The amount of each profit a firm makes roughly corresponds with its power. Under perfectly competitive and monopolistically competitive markets, firms can make profits in the short run, but because in the long run new firms enter the market to take advantage of the potential profits to be made, the profit drops to zero.
On the other hand, oligopolies and monopolies often make huge profits, thanks to their immense power. So where does efficiency come in?
As might be expected, productive and allocative efficiency are achieved in perfectly competitive markets. Productive efficiency — where the goods and services are produced at the lowest cost possible — is only attainable under a perfectly competitive market structure, but fortunately one can come close to it in a monopolistically competitive market.
Allocative efficiency can also be achieved in a perfectly competitive market — the right combination of goods will be produced because the perfect knowledge of firms and consumers creates the right confluence of market signals.

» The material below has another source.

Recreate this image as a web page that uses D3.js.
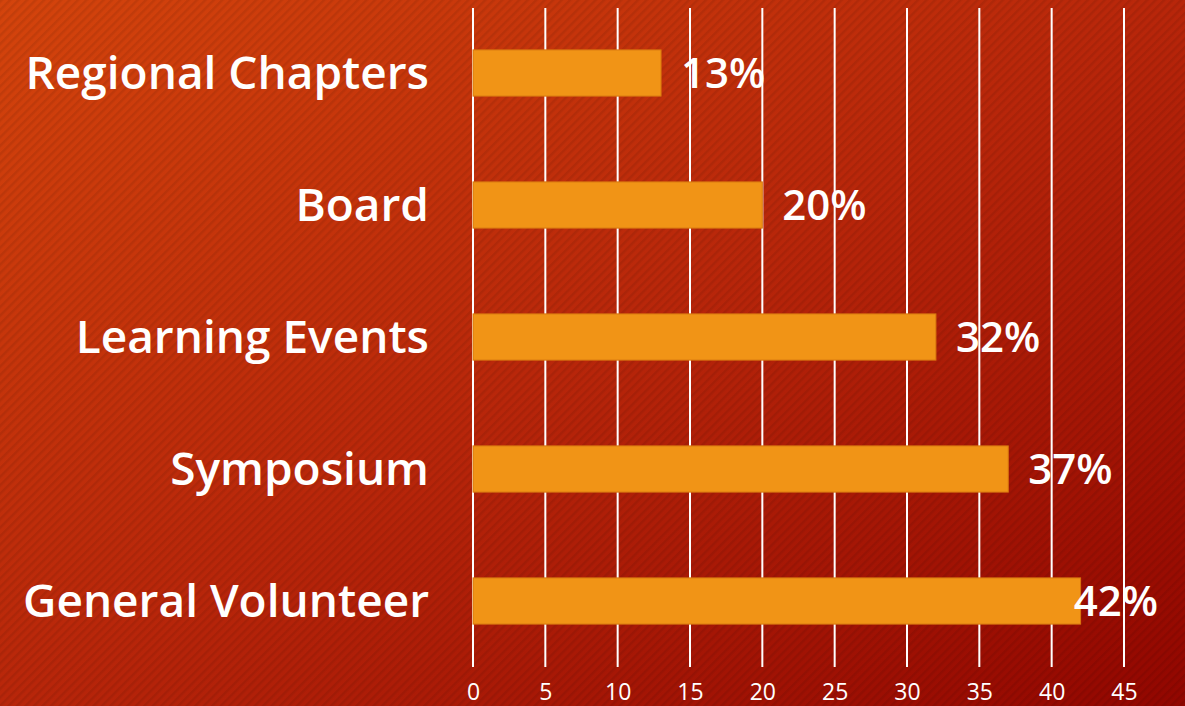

Thus, the economy will optimise its allocation of resources.
Surprisingly, dynamic efficiency is virtually impossible to achieve in a perfectly competitive market. Why? Because in the long run, firms have no profits. Thus, they have no money to innovate and develop new technology. Moreover, the perfect knowledge of the other firms and consumers ensures that any new development will be copied by others, and the competitive edge gained from it will be lost.
It has been suggested that monopolies and oligopolies, although terribly inefficient when it comes to achieving productive efficiency — they don't produce enough to achieve sufficient economies of scale and thus produce at the lowest average cost possible, because they find they can restrict output and make greater profits — as well as allocative efficiency (monolithic institutions are rarely conducive to the operation of market signals for allocating resources), can be excellent when it comes to dynamic efficiency.
The reason for this is that the immense profits these firms make allow them to devote more time and energy to research, thus benefiting society in the long run. There is reason to be skeptical of this explanation, since the market will not necessarily create an incentive to innovate (why would a monopolist want to spend his profits on research when he has no competition?). But there may be a ring of truth to it, since even notorious monopolies like Microsoft do innovate from time to time.
Under the most common market structure, monopolistic competition, no particular effiency is achieved. One might even argue this is particularly inefficient since, unlike with monopolies, firms in such a market have to spend money on essentially useless advertising. But this market structure also represents a compromise between the three different types of efficiency — and thank God for that, since a world without any dynamic efficiency would be just as dreadful as one without any productive or allocative efficiency.